Goodell could have looked at the pressure levels, saw that in the context of natural weather-related deflation it was fairly insignificant, doled out some kind of fine or even sanction and killed the kerfuffle in its tracks. It would have saved his league from all sorts of negative headlines and conspiracy theories.
A good commissioner would've done just that. He's supposed to "protect the shield," not provide talk radio fodder. There is just no way Adam Silver, Paul Tagliabue or David Stern lets this go down.
Even more bizarre, an NFL senior vice president emailed a letter to the Patriots stating that "one of the game balls was inflated to 10.1 psi … [and] in contrast each of the Colts game balls that was inspected met the requirements."

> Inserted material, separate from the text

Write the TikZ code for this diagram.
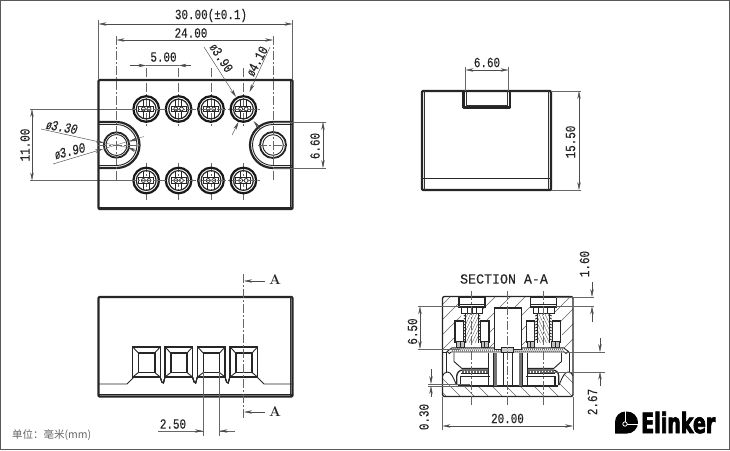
\documentclass[tikz,border=0pt]{standalone}
\usepackage{fontspec}
\usetikzlibrary{arrows.meta}
\newfontfamily\dimfont[FakeStretch=0.78,FakeBold=0.3]{Liberation Mono}
\newfontfamily\titlefont[FakeStretch=0.95,FakeBold=0.3]{Liberation Mono}
\newfontfamily\cjkfont{Noto Sans CJK SC}
\newfontfamily\logofont[FakeStretch=0.68,FakeBold=2.5]{DejaVu Sans Bold}
\newcommand{\dia}{{\fontsize{10.5}{10.5}\selectfont Ø}}
\tikzset{
  every node/.style={font=\dimfont\fontsize{14}{14}\selectfont, inner sep=0pt, text=black!85},
  outline/.style={line width=2.2pt, black!85, line join=round},
  edgeline/.style={line width=0.9pt, black!85},
  extline/.style={line width=0.4pt, black!60},
  axisline/.style={line width=0.4pt, black!60, dash pattern=on 9pt off 2pt on 2pt off 2pt},
  dimline/.style={line width=0.45pt, black!70, {Stealth[length=8pt,width=3.4pt]}-{Stealth[length=8pt,width=3.4pt]}},
  leaderline/.style={line width=0.45pt, black!70, -{Stealth[length=8pt,width=3.4pt]}},
  hatchline/.style={line width=0.4pt, black!60},
  slanted/.style={font=\dimfont\itshape\fontsize{14}{14}\selectfont},
}
\newcommand{\screwhead}[2]{%
  \draw[line width=2.2pt, black!90] (#1,#2) circle (12.8);
  \draw[line width=1.2pt, black!85] (#1,#2) circle (9.9);
  \draw[edgeline] (#1-3.2,#2-9.8) -- (#1-3.2,#2+9.8) (#1+3.2,#2-9.8) -- (#1+3.2,#2+9.8);
  \draw[edgeline, fill=white] (#1-7.5,#2-2.8) rectangle (#1+7.5,#2+2.8);
  \draw[line width=0.7pt, black!85, fill=white] (#1-2.8,#2) circle (2) (#1+2.8,#2) circle (2);
}
\newcommand{\pocket}[1]{%
  \draw[line width=1.1pt, black!85] (#1,347) -- ++(27.5,0) -- ++(0,30) -- ++(-27.5,0) -- cycle;
  \draw[line width=1.6pt, black!85] (#1+5.8,353) rectangle (#1+22,372.5);
  \draw[edgeline] (#1,347) -- ++(5.8,6) (#1+27.5,347) -- ++(-5.5,6)
    (#1,377) -- ++(5.8,-4.5) (#1+27.5,377) -- ++(-5.5,-4.5);
}
% left half of the section, the right half is its mirror
\newcommand{\sectionhalf}{%
  \fill[white] (442.5,350.5) -- (507.75,350.5) -- (507.75,386) -- (460,386) -- (456.5,385)
    .. controls (453,377) and (451,372) .. (447.5,372) .. controls (445,372) and (443,374) .. (442.5,376) -- cycle;
  \draw[edgeline] (456.5,385) .. controls (453,377) and (451,372) .. (447.5,372) .. controls (445,372) and (443,374) .. (442.5,376);
  \draw[edgeline] (446,352) -- (446,372);
  \draw[edgeline] (454,352.5) -- (454,361.5) -- (461.7,368.3) -- (488.3,368.3);
  % contact
  \draw[line width=1.3pt, black!85] (456.8,385) -- (456.8,376) arc (180:270:6) -- (488.3,370);
  \foreach \k in {462,463.5,...,488} \draw[hatchline] (\k,370.2) -- (\k,373.6);
  \draw[edgeline] (461,373.6) -- (488.3,373.6);
  \draw[line width=1.3pt, black!85] (460.5,385.5) -- (460.5,376.7) -- (490,376.7);
  \draw[outline] (458,386) -- (507.75,386);
  % posts
  \draw[edgeline] (488.3,353) -- (488.3,385);
  \fill[black!55] (493.3,353) rectangle (496.7,385.5);
  \draw[edgeline] (493.3,353) -- (493.3,385.5) (503.3,353) -- (503.3,385.5);
  % screw
  \fill[white] (461,313) rectangle (485,322);
  \fill[white] (454,321) rectangle (490,347);
  \draw[line width=1.3pt, black!85, fill=white] (459,297.3) rectangle (485,307);
  \draw[edgeline] (459,304.5) -- (485,304.5);
  \draw[edgeline, fill=white] (461.5,307) rectangle (482.5,313);
  \draw[edgeline] (467.7,307) -- (467.7,313) (472.3,307) -- (472.3,313) (476.7,307) -- (476.7,313);
  \draw[line width=1.1pt, black!85] (455,321) rectangle (463.3,342) (480.7,321) rectangle (489,342);
  \begin{scope}
    \clip (465.7,313) rectangle (478.3,343);
    \foreach \k in {448,451,...,490} \draw[hatchline] (\k,343) -- ++(14,-30);
  \end{scope}
  \draw[edgeline] (465.7,313) -- (465.7,343) (478.3,313) -- (478.3,343);
  \foreach \k in {316,319,...,341} \draw[edgeline] (463.8,\k) -- (465.7,\k-1) (478.3,\k-1) -- (480.2,\k);
  \draw[line width=0.9pt, black!85, fill=black!25] (456.5,341) rectangle (464,347) (481,341) rectangle (488.5,347);
  \draw[edgeline] (460.2,341) -- (460.2,347) (484.7,341) -- (484.7,347);
  % spring plate
  \draw[edgeline, fill=white] (447,351.5) -- (452,347.8) -- (502,347.8) -- (502,352) -- (451,352) -- (449.5,353.5) -- cycle;
  \foreach \k in {452,454,...,500} \draw[line width=0.5pt, black!70] (\k,351.8) -- (\k+1.5,348);
}
\begin{document}
\begin{tikzpicture}[x=1pt, y=-1pt]
  \useasboundingbox (0,0) rectangle (730,450);
  \fill[white] (0,0) rectangle (730,450);
  \draw[line width=1.6pt, black!65] (0.6,0.6) rectangle (729.4,449.4);

  % top view
  \foreach \x in {146.2,178.6,211,243.4} {
    \draw[axisline] (\x,68) -- (\x,126);
    \draw[axisline] (\x,163) -- (\x,200);
    \screwhead{\x}{109}
    \screwhead{\x}{180.5}
  }
  \draw[extline] (30,109) -- (127,109) (30,180.5) -- (127,180.5);
  \draw[axisline] (127,109) -- (260,109) (127,180.5) -- (260,180.5);
  \draw[outline, rounded corners=1pt] (98.5,80) rectangle (292.5,209);
  \draw[edgeline] (290.3,80) -- (290.3,209) (98.5,207.5) -- (292.5,207.5);
  \draw[outline] (98.5,122) -- (116.5,122) arc (-90:90:23) -- (98.5,168);
  \draw[edgeline] (98.5,124.5) -- (116.5,124.5) arc (-90:90:20.5) -- (98.5,165.5);
  \draw[outline] (292.5,122) -- (273,122) arc (-90:-270:23) -- (292.5,168);
  \draw[edgeline] (292.5,124.5) -- (273,124.5) arc (-90:-270:20.5) -- (292.5,165.5);
  \draw[line width=1.8pt, black!85] (116.5,145) circle (12.7);
  \draw[edgeline] (116.5,145) circle (10.5);
  \draw[line width=1.8pt, black!85] (273,145) circle (13);
  \draw[edgeline] (273,145) circle (10.3);
  \draw[axisline] (116.5,36) -- (116.5,180) (273,36) -- (273,180);
  \draw[axisline] (98,145) -- (142,145) (258,145) -- (288,145);

  % top view dimensions
  \draw[extline] (98.5,20) -- (98.5,80) (292.5,20) -- (292.5,80);
  \draw[dimline] (98.5,24) -- (292.5,24);
  \node (dimwidth) at (211,15.5) {30.00(±0.1)};
  \draw[dimline] (116.5,40) -- (273,40);
  \node (dimholes) at (191,33) {24.00};
  \draw[leaderline] (130,65.5) -- (146.2,65.5);
  \draw[leaderline] (191,65.5) -- (178.6,65.5);
  \draw[extline] (146.2,65.5) -- (178.6,65.5);
  \node (dimpitch) at (163.5,57) {5.00};
  \draw[leaderline] (204,47) -- (236,97);
  \node[rotate=-57] (dimscrewa) at (221.5,58) {\dia3.90};
  \draw[leaderline] (270,47) -- (249.5,92);
  \node[rotate=62] (dimscrewb) at (257,61) {\dia4.10};
  \draw[leaderline] (232,135) -- (238.5,122);
  \draw[leaderline] (260,129) -- (253.5,121);
  \draw[dimline] (32,109) -- (32,180.5);
  \node[rotate=90] (dimrows) at (25,145) {11.00};
  \draw[leaderline] (41,129) -- (104,143);
  \draw[extline] (104,143) -- (133,148.5);
  \draw[leaderline] (136,151) -- (128,147.5);
  \node[rotate=-10, slanted] (dimborea) at (62,127) {\dia3.30};
  \draw[leaderline] (53,164) -- (103,149);
  \draw[extline] (103,149) -- (144,136.5);
  \draw[leaderline] (137,139) -- (129,141.5);
  \node[rotate=14, slanted] (dimboreb) at (70,151) {\dia3.90};
  \draw[extline] (273,122) -- (326,122) (273,168) -- (326,168);
  \draw[dimline] (323,122) -- (323,168);
  \node[rotate=90] (dimbay) at (315,146) {6.60};

  % side view
  \draw[outline, rounded corners=1pt] (422,91) rectangle (551,190);
  \draw[edgeline] (422,178) -- (551,178);
  \draw[line width=0.6pt, black!80] (424.3,91) -- (424.3,190) (548.7,91) -- (548.7,190);
  \draw[outline] (463.5,91) -- (463.5,107.5) -- (510,107.5) -- (510,91);
  \draw[line width=0.6pt, black!80] (466,91) -- (466,105) -- (507.5,105) -- (507.5,91);
  \draw[extline] (465.5,67) -- (465.5,91) (508.5,67) -- (508.5,91);
  \draw[dimline] (465.5,70) -- (508.5,70);
  \node (dimslot) at (487,62.5) {6.60};
  \draw[extline] (551,91) -- (581,91) (551,190) -- (581,190);
  \draw[dimline] (579,91) -- (579,190);
  \node[rotate=90] (dimheight) at (570.5,142) {15.50};

  % front view
  \draw[outline, rounded corners=1pt] (98.5,297) rectangle (292.5,396.5);
  \draw[line width=0.6pt, black!80] (290.5,297) -- (290.5,396.5);
  \draw[line width=1.4pt, black!85] (98.5,394.5) -- (292.5,394.5);
  \draw[edgeline] (98.5,384) -- (127,384) -- (134,377) (257,377) -- (264,384) -- (292.5,384);
  \foreach \x in {132.7,165,197.5,230} \pocket{\x}
  \foreach \x in {160.2,192.5,225} \draw[edgeline] (\x,377) -- (\x+1.6,382) -- (\x+3.2,383) -- (\x+4.8,377);
  \draw[axisline] (243.5,274) -- (243.5,420);
  \draw[leaderline] (265,281) -- (244,281);
  \node[font=\bfseries\fontsize{14}{14}\selectfont] (cuttop) at (275,280) {A};
  \draw[leaderline] (265,412) -- (244,412);
  \node[font=\bfseries\fontsize{14}{14}\selectfont] (cutbottom) at (275,412) {A};
  \draw[extline] (203,372) -- (203,436) (219.5,372) -- (219.5,436);
  \draw[extline] (158,431) -- (203,431) (219.5,431) -- (235,431);
  \draw[leaderline] (195,431) -- (203,431);
  \draw[leaderline] (227.5,431) -- (219.5,431);
  \node (dimpocket) at (173,424) {2.50};

  % section A-A
  \begin{scope}
    \clip[rounded corners=2pt] (442.5,296.5) rectangle (573,396.5);
    \foreach \h in {380,395,...,600} \draw[hatchline] (\h,352) -- ++(58,-58);
    \foreach \h in {420,434,...,590} \draw[hatchline] (\h,370) -- ++(30,30);
  \end{scope}
  \sectionhalf
  \begin{scope}[xshift=1015.5pt, xscale=-1]
    \sectionhalf
  \end{scope}
  \draw[line width=1.2pt, black!85, fill=white] (494.3,308) rectangle (521.2,349.5);
  \draw[edgeline, fill=black!20] (501.7,347.8) rectangle (513.8,352);
  \draw[edgeline] (442.5,352) -- (446,352) (569.5,352) -- (573,352);
  \draw[line width=1.3pt, black!85, rounded corners=2pt] (442.5,296.5) rectangle (573,396.5);
  \foreach \x in {471.5,507.5,543.5} \draw[axisline] (\x,291) -- (\x,405);

  % section dimensions
  \node[font=\titlefont\fontsize{14}{14}\selectfont] (sectiontitle) at (504,279) {SECTION A-A};
  \draw[extline] (556,297) -- (594,297) (556,306.3) -- (594,306.3);
  \draw[leaderline] (592,282) -- (592,297);
  \draw[leaderline] (592,322) -- (592,306.3);
  \node[rotate=90] (dimhead) at (584.5,264) {1.60};
  \draw[extline] (418,306.3) -- (460,306.3) (418,349) -- (460,349);
  \draw[dimline] (420,306.3) -- (420,349);
  \node[rotate=90] (dimscrew) at (412.5,331.5) {6.50};
  \draw[extline] (566,352) -- (605,352) (540,371.7) -- (605,371.7);
  \draw[leaderline] (600,338) -- (600,352);
  \draw[leaderline] (600,386) -- (600,371.7);
  \node[rotate=90] (dimcontact) at (592.5,402) {2.67};
  \draw[extline] (428,384) -- (470,384) (428,386) -- (470,386);
  \draw[leaderline] (431,369) -- (431,384);
  \draw[leaderline] (431,397) -- (431,386);
  \node[rotate=90] (dimgap) at (424,417) {0.30};
  \draw[extline] (442.5,396.5) -- (442.5,430) (573,396.5) -- (573,430);
  \draw[dimline] (442.5,426) -- (573,426);
  \node (dimbody) at (507.5,418.5) {20.00};

  % unit and logo
  \node[anchor=west, font=\cjkfont\fontsize{10.5}{11}\selectfont, text=black!60] (unitnote) at (12,435.5) {单位：毫米(mm)};
  \fill[black] (615,433.5) -- (615,422) arc (180:270:10.5) -- (627,411.5) arc (-90:90:11) -- cycle;
  \draw[white, line width=0.7pt] (625,424) -- (625,411) (625,424) -- (639,424);
  \draw[white, line width=0.8pt, fill=black] (625,424) circle (2.2);
  \node[anchor=base west, font=\logofont\fontsize{28}{28}\selectfont, text=black] (logotext) at (641,433) {Elinker};
\end{tikzpicture}
\end{document}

Those assertions were untrue.
No gameball was measured below 10.5 and most were in the 11s, which is within an acceptable range of natural deflation. Three of the four Colts footballs as measured by one gauge were below 12.5, although also within the weather realm (it's uncertain the NFL knew anything about Ideal Gas Law at the time).
Wells' report brushed this off as "miscommunication" but it's quite a miscommunication.
The NFL either had no idea what it was doing and was just making up facts without checking or, in a more draconian reading of it, it was trying to scare and/or silence the franchise into compliance by trumping up evidence.
What's also clear is the NFL never cared about a whole lot about the inflation levels of footballs, probably because it doesn't impact the game very much. The refs check the footballs pregame with a pressure gauge (which vary wildly) and that's about it. It's all a loose guess. In November, when Carolina and Minnesota were caught trying to doctor the footballs by warming them on a cold day, they each got a warning and everyone laughed at the story.
The Colts sent the league an email the week of the AFC title game with concerns about the Pats' footballs. The NFL ignored it, instead employing a process so casual that there is a viable counterargument that the league never even proved the footballs were deflated.
Even then the competitive advantage is debatable, if not negligible. Brady was better in the second half against the Colts. As Peter King points out, across his career he is almost exactly as effective on the road (when Pats personnel would have no access to pregame footballs) as at home (when "The Deflator" might operate).
The Patriots and Brady seemingly deserve some sanction, if only for having someone carry the footballs into a bathroom, but this grew beyond reason.
This wasn’t important to the NFL until the NFL retroactively made it important.
Nearly everyone is enjoying the haughty Patriots getting their comeuppance here and that's understandable. However, even if you think in the end Brady was secretly commanding this operation (as I suspect), is this how the commissioner's office should work?